### Request
Drop all images and give the records again exactly.

Records with drawing code:
══════

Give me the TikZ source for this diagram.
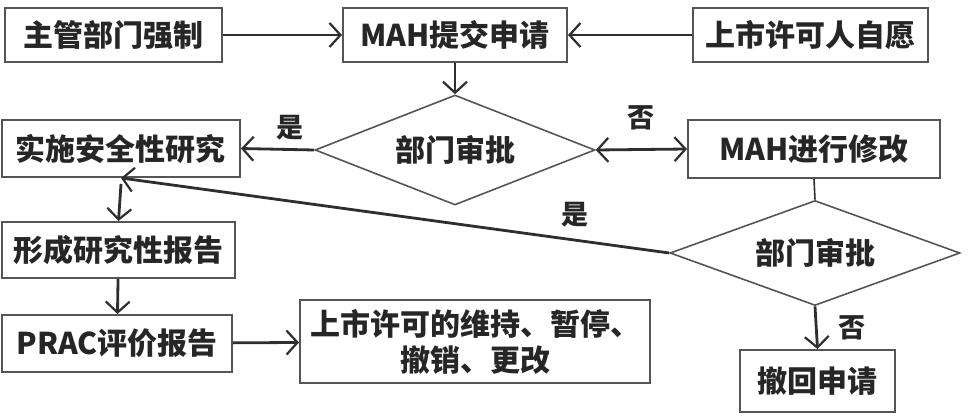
\documentclass[tikz,border=0pt]{standalone}
\usepackage{fontspec}
\setmainfont{Liberation Sans}
\newfontfamily\cjk{Noto Sans CJK SC}
\usetikzlibrary{shapes.geometric,arrows.meta}
\definecolor{ln}{HTML}{2E2E2E}
\definecolor{bd}{HTML}{555555}
\tikzset{
  box/.style={draw=bd,line width=2pt,rectangle,inner sep=0pt,text=black!85,font=\fontsize{30}{36}\selectfont\cjk\bfseries,align=center},
  dia/.style={draw=bd,line width=1.6pt,diamond,inner sep=0pt,text=black!85,font=\fontsize{30}{36}\selectfont\cjk\bfseries},
  conn/.style={draw=ln,line width=2.8pt,-{Straight Barb[length=11pt,width=24pt,line width=2.2pt]}},
  lab/.style={text=black!85,font=\fontsize{27}{32}\selectfont\cjk\bfseries}
}
\begin{document}
\begin{tikzpicture}[x=1pt,y=-1pt]
\useasboundingbox (0,0) rectangle (969,417);
\node[box,minimum width=217pt,minimum height=54pt] (b1) at (113.5,35) {主管部门强制};
\node[box,minimum width=224pt,minimum height=54pt] (b2) at (455,35) {MAH提交申请};
\node[box,minimum width=235pt,minimum height=54pt] (b3) at (810.5,35) {上市许可人自愿};
\node[dia,aspect=2.55,minimum width=280pt,minimum height=110pt] (d1) at (455,150) {部门审批};
\node[box,minimum width=238pt,minimum height=57pt] (b4) at (121,148.5) {实施安全性研究};
\node[box,minimum width=252pt,minimum height=58pt] (b5) at (814,149) {MAH进行修改};
\node[dia,aspect=2.75,minimum width=290pt,minimum height=105pt] (d2) at (815,253) {部门审批};
\node[box,minimum width=233pt,minimum height=56pt] (b6) at (118.5,250) {形成研究性报告};
\node[box,minimum width=230pt,minimum height=57pt] (b7) at (117,343.5) {PRAC评价报告};
\node[box,minimum width=350pt,minimum height=83pt] (b8) at (475,341.5) {上市许可的维持、暂停、\\撤销、更改};
\node[box,minimum width=155pt,minimum height=62pt] (b9) at (817.5,381) {撤回申请};
\draw[conn] (b1) -- (b2);
\draw[conn] (b3) -- (b2);
\draw[conn] (b2) -- (d1.north);
\draw[conn] (d1.west) -- (b4.east);
\draw[conn,{Straight Barb[length=11pt,width=24pt,line width=2.2pt]}-{Straight Barb[length=11pt,width=24pt,line width=2.2pt]}] (d1.east) -- (b5.west);
\draw[draw=ln,line width=1.6pt] (b5.south) -- (d2.north);
\draw[conn] (d2.west) -- (b4.south);
\draw[conn] (b4.south) ++(0,6) coordinate (b4d) -- (b6.north);
\draw[conn] (b6) -- (b7);
\draw[conn] (b7) -- (b8);
\draw[conn] (d2.south) -- (b9.north);
\node[lab] (l1) at (290,128) {是};
\node[lab] (l2) at (641,118) {否};
\node[lab] (l3) at (575,215) {是};
\node[lab] (l4) at (852,328) {否};
\end{tikzpicture}
\end{document}
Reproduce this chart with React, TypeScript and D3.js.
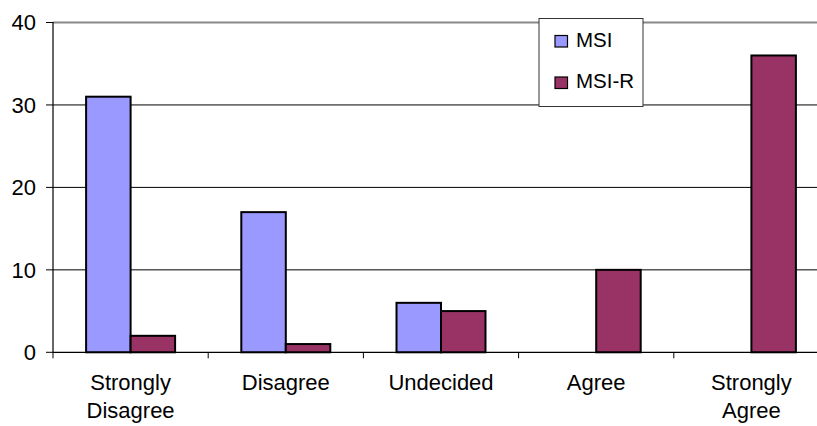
import React from 'react';
import * as d3 from 'd3';

const categories = ['Strongly Disagree', 'Disagree', 'Undecided', 'Agree', 'Strongly Agree'];
const seriesNames = ['MSI', 'MSI-R'];
const msi = [31, 17, 6, 0, 0];
const msiR = [2, 1, 5, 10, 36];
const yTicks = [0, 10, 20, 30, 40];
const colors = ['#9999ff', '#993366'];

const App = () => {
  const width = 817;
  const height = 426;
  const font = 'Liberation Sans, Arial, sans-serif';

  // plot area runs a little past the right edge, like the cropped original
  const x0 = d3.scaleBand().domain(categories).range([53, 829]).paddingInner(0).paddingOuter(0);
  const x1 = d3.scaleBand().domain(seriesNames).range([0, x0.bandwidth()]).paddingInner(0).paddingOuter(0.744);
  const y = d3.scaleLinear().domain([0, 40]).range([352.3, 22.5]);

  const values = [msi, msiR];
  const bars = categories.flatMap((c, i) =>
    seriesNames.map((s, j) => ({ c, s, v: values[j][i], color: colors[j] }))
  );

  const boundaries = categories.map((c) => x0(c)!);

  return (
    <svg
      width={width}
      height={height}
      style={{ position: 'absolute', left: 0, top: 0, background: '#fff' }}
    >
      {/* gridlines */}
      {yTicks.slice(1).map((t) => (
        <line
          key={t}
          x1={53}
          x2={width}
          y1={y(t)}
          y2={y(t)}
          stroke={t === 40 ? '#888' : '#000'}
          strokeWidth={t === 40 ? 2 : 1}
        />
      ))}

      {/* bars */}
      {bars.map((b) =>
        b.v > 0 ? (
          <rect
            key={b.c + b.s}
            x={x0(b.c)! + x1(b.s)!}
            y={y(b.v)}
            width={x1.bandwidth()}
            height={y(0) - y(b.v)}
            fill={b.color}
            stroke='#000'
            strokeWidth={2}
          />
        ) : null
      )}

      {/* axes */}
      <line x1={53} x2={53} y1={22} y2={352.3} stroke='#000' strokeWidth={1.2} />
      <line x1={53} x2={width} y1={y(0)} y2={y(0)} stroke='#000' strokeWidth={1.2} />
      {yTicks.map((t) => (
        <g key={t}>
          <line x1={46} x2={53} y1={y(t)} y2={y(t)} stroke='#000' />
          <text
            x={36}
            y={y(t)}
            dy='0.36em'
            textAnchor='end'
            style={{ fontSize: '22px', fontFamily: font }}
          >
            {t}
          </text>
        </g>
      ))}
      {boundaries.map((bx) => (
        <line key={bx} x1={bx} x2={bx} y1={y(0)} y2={y(0) + 6} stroke='#000' />
      ))}
      {categories.map((c) => {
        const words = c.split(' ');
        const cx = x0(c)! + x0.bandwidth() / 2;
        return (
          <text
            key={c}
            x={cx}
            y={390}
            textAnchor='middle'
            style={{ fontSize: '22px', fontFamily: font }}
          >
            {words.map((w, i) => (
              <tspan key={w} x={cx} dy={i === 0 ? 0 : 28}>
                {w}
              </tspan>
            ))}
          </text>
        );
      })}

      {/* legend */}
      <rect x={539} y={18.5} width={104} height={88} fill='#fff' stroke='#333' strokeWidth={1} />
      {seriesNames.map((s, i) => (
        <g key={s}>
          <rect
            x={555}
            y={35.5 + i * 41.5}
            width={12.5}
            height={11.5}
            fill={colors[i]}
            stroke='#000'
            strokeWidth={1.2}
          />
          <text x={576} y={46.5 + i * 41.5} style={{ fontSize: '20.5px', fontFamily: font }}>
            {s}
          </text>
        </g>
      ))}
    </svg>
  );
};

export default App;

══════

### Answer for this exercise
Give me the TikZ source for this diagram.
\documentclass[tikz,border=0pt]{standalone}
\usepackage{fontspec}
\setmainfont{Liberation Sans}
\newfontfamily\cjk{Noto Sans CJK SC}
\usetikzlibrary{shapes.geometric,arrows.meta}
\definecolor{ln}{HTML}{2E2E2E}
\definecolor{bd}{HTML}{555555}
\tikzset{
  box/.style={draw=bd,line width=2pt,rectangle,inner sep=0pt,text=black!85,font=\fontsize{30}{36}\selectfont\cjk\bfseries,align=center},
  dia/.style={draw=bd,line width=1.6pt,diamond,inner sep=0pt,text=black!85,font=\fontsize{30}{36}\selectfont\cjk\bfseries},
  conn/.style={draw=ln,line width=2.8pt,-{Straight Barb[length=11pt,width=24pt,line width=2.2pt]}},
  lab/.style={text=black!85,font=\fontsize{27}{32}\selectfont\cjk\bfseries}
}
\begin{document}
\begin{tikzpicture}[x=1pt,y=-1pt]
\useasboundingbox (0,0) rectangle (969,417);
\node[box,minimum width=217pt,minimum height=54pt] (b1) at (113.5,35) {主管部门强制};
\node[box,minimum width=224pt,minimum height=54pt] (b2) at (455,35) {MAH提交申请};
\node[box,minimum width=235pt,minimum height=54pt] (b3) at (810.5,35) {上市许可人自愿};
\node[dia,aspect=2.55,minimum width=280pt,minimum height=110pt] (d1) at (455,150) {部门审批};
\node[box,minimum width=238pt,minimum height=57pt] (b4) at (121,148.5) {实施安全性研究};
\node[box,minimum width=252pt,minimum height=58pt] (b5) at (814,149) {MAH进行修改};
\node[dia,aspect=2.75,minimum width=290pt,minimum height=105pt] (d2) at (815,253) {部门审批};
\node[box,minimum width=233pt,minimum height=56pt] (b6) at (118.5,250) {形成研究性报告};
\node[box,minimum width=230pt,minimum height=57pt] (b7) at (117,343.5) {PRAC评价报告};
\node[box,minimum width=350pt,minimum height=83pt] (b8) at (475,341.5) {上市许可的维持、暂停、\\撤销、更改};
\node[box,minimum width=155pt,minimum height=62pt] (b9) at (817.5,381) {撤回申请};
\draw[conn] (b1) -- (b2);
\draw[conn] (b3) -- (b2);
\draw[conn] (b2) -- (d1.north);
\draw[conn] (d1.west) -- (b4.east);
\draw[conn,{Straight Barb[length=11pt,width=24pt,line width=2.2pt]}-{Straight Barb[length=11pt,width=24pt,line width=2.2pt]}] (d1.east) -- (b5.west);
\draw[draw=ln,line width=1.6pt] (b5.south) -- (d2.north);
\draw[conn] (d2.west) -- (b4.south);
\draw[conn] (b4.south) ++(0,6) coordinate (b4d) -- (b6.north);
\draw[conn] (b6) -- (b7);
\draw[conn] (b7) -- (b8);
\draw[conn] (d2.south) -- (b9.north);
\node[lab] (l1) at (290,128) {是};
\node[lab] (l2) at (641,118) {否};
\node[lab] (l3) at (575,215) {是};
\node[lab] (l4) at (852,328) {否};
\end{tikzpicture}
\end{document}
Reproduce this chart with React, TypeScript and D3.js.
import React from 'react';
import * as d3 from 'd3';

const categories = ['Strongly Disagree', 'Disagree', 'Undecided', 'Agree', 'Strongly Agree'];
const seriesNames = ['MSI', 'MSI-R'];
const msi = [31, 17, 6, 0, 0];
const msiR = [2, 1, 5, 10, 36];
const yTicks = [0, 10, 20, 30, 40];
const colors = ['#9999ff', '#993366'];

const App = () => {
  const width = 817;
  const height = 426;
  const font = 'Liberation Sans, Arial, sans-serif';

  // plot area runs a little past the right edge, like the cropped original
  const x0 = d3.scaleBand().domain(categories).range([53, 829]).paddingInner(0).paddingOuter(0);
  const x1 = d3.scaleBand().domain(seriesNames).range([0, x0.bandwidth()]).paddingInner(0).paddingOuter(0.744);
  const y = d3.scaleLinear().domain([0, 40]).range([352.3, 22.5]);

  const values = [msi, msiR];
  const bars = categories.flatMap((c, i) =>
    seriesNames.map((s, j) => ({ c, s, v: values[j][i], color: colors[j] }))
  );

  const boundaries = categories.map((c) => x0(c)!);

  return (
    <svg
      width={width}
      height={height}
      style={{ position: 'absolute', left: 0, top: 0, background: '#fff' }}
    >
      {/* gridlines */}
      {yTicks.slice(1).map((t) => (
        <line
          key={t}
          x1={53}
          x2={width}
          y1={y(t)}
          y2={y(t)}
          stroke={t === 40 ? '#888' : '#000'}
          strokeWidth={t === 40 ? 2 : 1}
        />
      ))}

      {/* bars */}
      {bars.map((b) =>
        b.v > 0 ? (
          <rect
            key={b.c + b.s}
            x={x0(b.c)! + x1(b.s)!}
            y={y(b.v)}
            width={x1.bandwidth()}
            height={y(0) - y(b.v)}
            fill={b.color}
            stroke='#000'
            strokeWidth={2}
          />
        ) : null
      )}

      {/* axes */}
      <line x1={53} x2={53} y1={22} y2={352.3} stroke='#000' strokeWidth={1.2} />
      <line x1={53} x2={width} y1={y(0)} y2={y(0)} stroke='#000' strokeWidth={1.2} />
      {yTicks.map((t) => (
        <g key={t}>
          <line x1={46} x2={53} y1={y(t)} y2={y(t)} stroke='#000' />
          <text
            x={36}
            y={y(t)}
            dy='0.36em'
            textAnchor='end'
            style={{ fontSize: '22px', fontFamily: font }}
          >
            {t}
          </text>
        </g>
      ))}
      {boundaries.map((bx) => (
        <line key={bx} x1={bx} x2={bx} y1={y(0)} y2={y(0) + 6} stroke='#000' />
      ))}
      {categories.map((c) => {
        const words = c.split(' ');
        const cx = x0(c)! + x0.bandwidth() / 2;
        return (
          <text
            key={c}
            x={cx}
            y={390}
            textAnchor='middle'
            style={{ fontSize: '22px', fontFamily: font }}
          >
            {words.map((w, i) => (
              <tspan key={w} x={cx} dy={i === 0 ? 0 : 28}>
                {w}
              </tspan>
            ))}
          </text>
        );
      })}

      {/* legend */}
      <rect x={539} y={18.5} width={104} height={88} fill='#fff' stroke='#333' strokeWidth={1} />
      {seriesNames.map((s, i) => (
        <g key={s}>
          <rect
            x={555}
            y={35.5 + i * 41.5}
            width={12.5}
            height={11.5}
            fill={colors[i]}
            stroke='#000'
            strokeWidth={1.2}
          />
          <text x={576} y={46.5 + i * 41.5} style={{ fontSize: '20.5px', fontFamily: font }}>
            {s}
          </text>
        </g>
      ))}
    </svg>
  );
};

export default App;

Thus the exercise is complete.